Некоторое время они с Милевой скрывали от остальных свой роман, но это никого не могло обмануть. В очередной раз навещая родителей в Италии, Эйнштейн писал ей: «Мишель уже заметил, что ты мне нравишься, потому что, хотя я ему почти ничего о тебе не говорил, когда я сказал, что должен снова поехать в Цюрих, он ответил: ну да, тебя туда одно тянет». И в самом деле, зачем бы ему еще туда ехать?
В годах накануне нового века есть что-то притягательное и возбуждающее. Круг Эйнштейна явно ощущал это возбуждение. Четверка друзей (Мишель Бессо, Марсель Гроссман, Альберт Эйнштейн и Милева Марич) разделяла мнение многих своих собратьев-студентов: что большинство их преподавателей – реликты другой эпохи, пережитки прошлого, к которым незачем относиться серьезно, – а вот новое, наступающее XX столетие сулит чудеса. И, разумеется, принесет эти чудеса в мир именно молодое поколение. В этом, похоже, никто из них не сомневался.

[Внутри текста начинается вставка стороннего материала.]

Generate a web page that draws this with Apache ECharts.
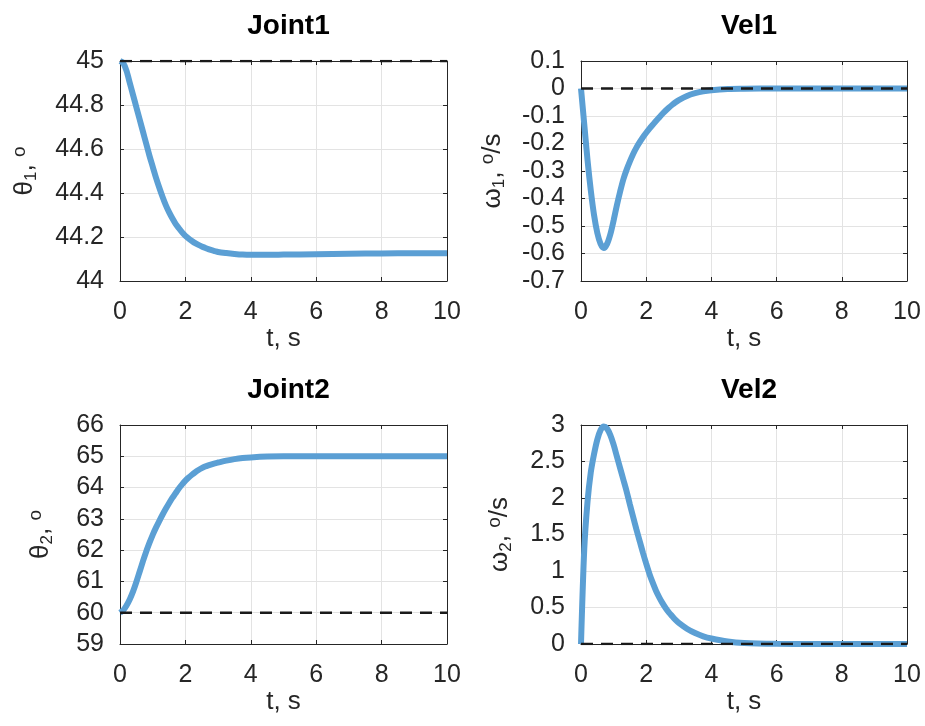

У каждого из друзей имелся свой источник уверенности. К примеру, Мишеля Бессо поджидала в Италии процветающая инженерная фирма его семейства, и он уже сейчас проводил там немало времени. При своей общительности и умении налаживать контакты он, в конце концов обосновавшись на одном месте, несомненно сумеет внести вклад в успешное развитие семейной компании. Гроссман обладал немалыми математическими талантами, которые признавали все в его колледже. Милева Марич еще в будапештской технической школе считалась блестящей ученицей; более того, она стала одной из первых женщин в Австро-Венгрии, поступивших в высшее учебное заведение, а к тому же – одной из немногих представительниц женского пола, обучавшихся в швейцарских университетах. Согласитесь, немалое достижение в стране, где до полного официального признания женского равноправия оставалось еще семь десятилетий!
Все они так и рвались совершать открытия – и Эйнштейн, вероятно, сильнее всех. Хотя университетские штудии отнимали у него много времени, его личные интеллектуальные труды набирали обороты. Часами прохлаждаясь в цюрихских кафе за чтением газет, он нередко изображал из себя лентяя и балагура, но при этом тратил столько же времени на изучение трудов величайших физиков тогдашней Европы, самостоятельно обучаясь всему, что упорно игнорировал закоснелый ретроград профессор Вебер.
Эйнштейна зачаровывали идеи Майкла Фарадея и Джеймса Клерка Максвелла о том, что пространство, возможно, пронизано невидимыми полями, где смешиваются электричество и магнетизм, и что эти поля влияют на все, находящееся в пределах их досягаемости. Его поражали и более недавние открытия: так, Джозеф Джон Томсон у себя в Кембридже измерял характеристики электрона, крошечной частицы, которая, судя по всему, существовала внутри атомов, а значит, во всяком веществе; Вильгельм Рентген открыл рентгеновские лучи, позволявшие видеть, что находится внутри живой плоти; Гульельмо Маркони посылал радиосигналы через пролив Ла-Манш. Эйнштейн задавался вопросом: как и почему происходят все эти явления? Он размышлял над ними начиная с того года, который провел вместе с семьей перед отъездом в Швейцарию, но тогда так и не смог прийти к каким-либо результатам.
Теперь же он стремился расширить не только собственные познания, но и пределы физики как таковой. Косвенной причиной этого рвения послужило желание помочь отцу, чьи новые фирмы в Павии и Милане, несмотря на то, что эти края не отличались антисемитизмом, принесли не больше успеха, чем мюнхенские. Деньги, которые посылали родители Альберту, значили для семейного бюджета очень много, и Альберт это понимал. Еще одна причина заключалась, так сказать, в духовном наследии его предков. Хотя он уже в двенадцать лет отказался соблюдать религиозные формальности, он все-таки верил, что во Вселенной таятся истины, которые словно бы ждут, чтобы их открыли, пока же человечеству удалось бросить лишь беглый взгляд и лишь на немногие из них. Это и станет его целью в жизни, поклялся он в 1897 году в письме матери и Марии Винтелер.
«Усиленная интеллектуальная работа и изучение божественной Природы, – писал он, – суть… ангелы, которые проведут меня сквозь все жизненные невзгоды… Но это путь особенный… Человек создает для себя тесный мирок, прискорбно незначительный по сравнению с постоянно меняющимися размерами сущего, но при этом можно ощущать свое величие и важность – это ли не чудо?»